═════ EXERCISE MATERIALS ═════
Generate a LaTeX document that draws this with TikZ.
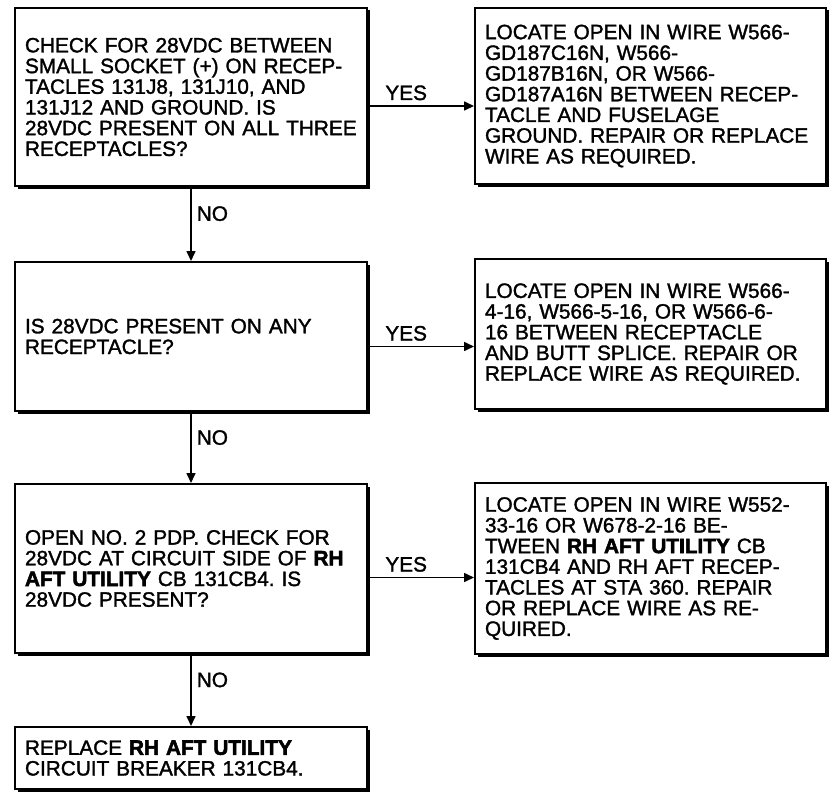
═════
═════ EXERCISE MATERIALS ═════
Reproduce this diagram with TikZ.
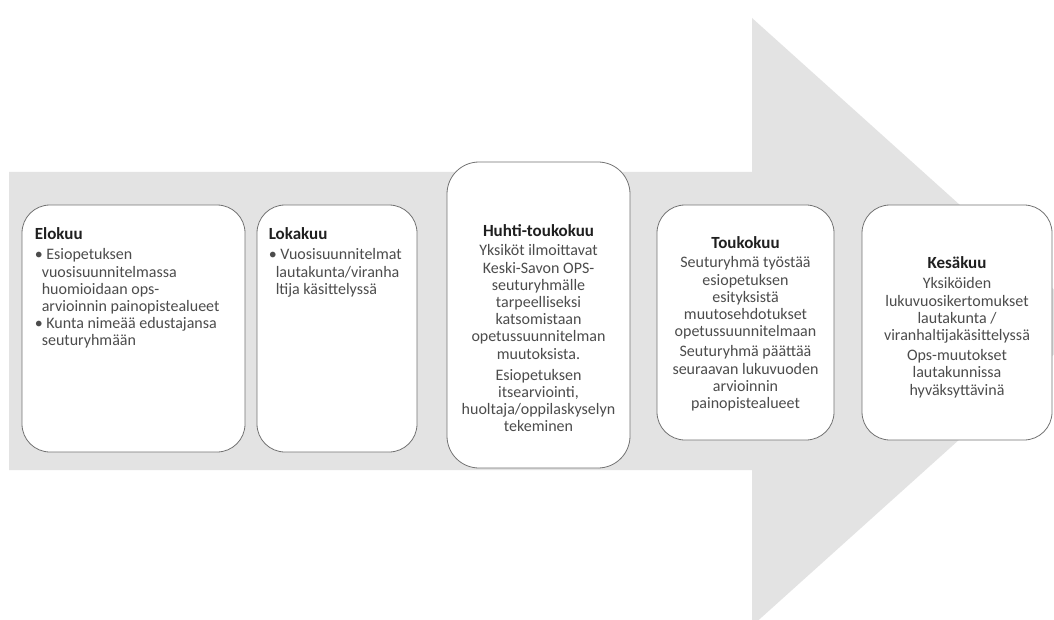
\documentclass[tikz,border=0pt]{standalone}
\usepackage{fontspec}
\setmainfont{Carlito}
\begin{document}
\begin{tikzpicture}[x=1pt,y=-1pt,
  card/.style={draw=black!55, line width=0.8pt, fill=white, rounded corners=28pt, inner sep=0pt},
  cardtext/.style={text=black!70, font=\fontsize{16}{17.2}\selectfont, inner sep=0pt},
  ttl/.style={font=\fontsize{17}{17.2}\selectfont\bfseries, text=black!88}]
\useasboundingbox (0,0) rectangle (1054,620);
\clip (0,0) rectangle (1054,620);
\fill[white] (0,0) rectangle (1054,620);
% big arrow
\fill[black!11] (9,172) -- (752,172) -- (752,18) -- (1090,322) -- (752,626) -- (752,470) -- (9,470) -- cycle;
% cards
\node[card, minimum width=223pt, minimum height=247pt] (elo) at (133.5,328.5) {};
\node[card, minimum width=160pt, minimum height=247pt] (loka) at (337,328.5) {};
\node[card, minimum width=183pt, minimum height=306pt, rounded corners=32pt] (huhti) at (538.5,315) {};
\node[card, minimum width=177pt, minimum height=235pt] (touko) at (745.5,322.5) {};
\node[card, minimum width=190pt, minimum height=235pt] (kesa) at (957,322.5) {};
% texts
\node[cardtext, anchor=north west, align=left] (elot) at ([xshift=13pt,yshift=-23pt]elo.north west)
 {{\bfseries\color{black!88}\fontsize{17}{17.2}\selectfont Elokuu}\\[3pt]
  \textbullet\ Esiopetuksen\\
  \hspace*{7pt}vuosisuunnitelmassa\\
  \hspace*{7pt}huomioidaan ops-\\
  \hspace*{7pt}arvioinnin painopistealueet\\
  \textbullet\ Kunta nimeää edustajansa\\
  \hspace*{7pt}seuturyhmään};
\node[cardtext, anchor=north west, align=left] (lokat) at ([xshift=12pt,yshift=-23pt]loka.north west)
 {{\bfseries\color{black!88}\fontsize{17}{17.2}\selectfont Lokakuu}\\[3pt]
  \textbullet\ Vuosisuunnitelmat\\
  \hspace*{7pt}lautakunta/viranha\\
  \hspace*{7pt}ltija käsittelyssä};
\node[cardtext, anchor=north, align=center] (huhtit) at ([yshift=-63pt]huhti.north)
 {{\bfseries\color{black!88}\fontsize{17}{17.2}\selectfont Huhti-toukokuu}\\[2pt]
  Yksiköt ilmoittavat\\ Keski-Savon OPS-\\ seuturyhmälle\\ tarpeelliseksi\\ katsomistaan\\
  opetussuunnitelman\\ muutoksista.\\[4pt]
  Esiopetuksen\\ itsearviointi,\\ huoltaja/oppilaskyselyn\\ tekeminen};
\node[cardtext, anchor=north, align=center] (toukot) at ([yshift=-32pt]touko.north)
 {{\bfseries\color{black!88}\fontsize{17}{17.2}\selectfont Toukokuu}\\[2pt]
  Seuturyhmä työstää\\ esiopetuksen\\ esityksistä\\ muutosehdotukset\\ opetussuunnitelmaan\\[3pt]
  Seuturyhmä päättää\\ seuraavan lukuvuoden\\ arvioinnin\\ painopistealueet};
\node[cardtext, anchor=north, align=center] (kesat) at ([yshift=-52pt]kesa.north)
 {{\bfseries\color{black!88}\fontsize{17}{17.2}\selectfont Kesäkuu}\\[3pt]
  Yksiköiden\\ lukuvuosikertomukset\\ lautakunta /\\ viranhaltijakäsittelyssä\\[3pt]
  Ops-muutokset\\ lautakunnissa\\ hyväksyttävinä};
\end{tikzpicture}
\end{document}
═════
▶ _STATED GOAL_
How many of the lines above include the string "this"? Answer with the number only.

▶ _TASK OUTPUT_
2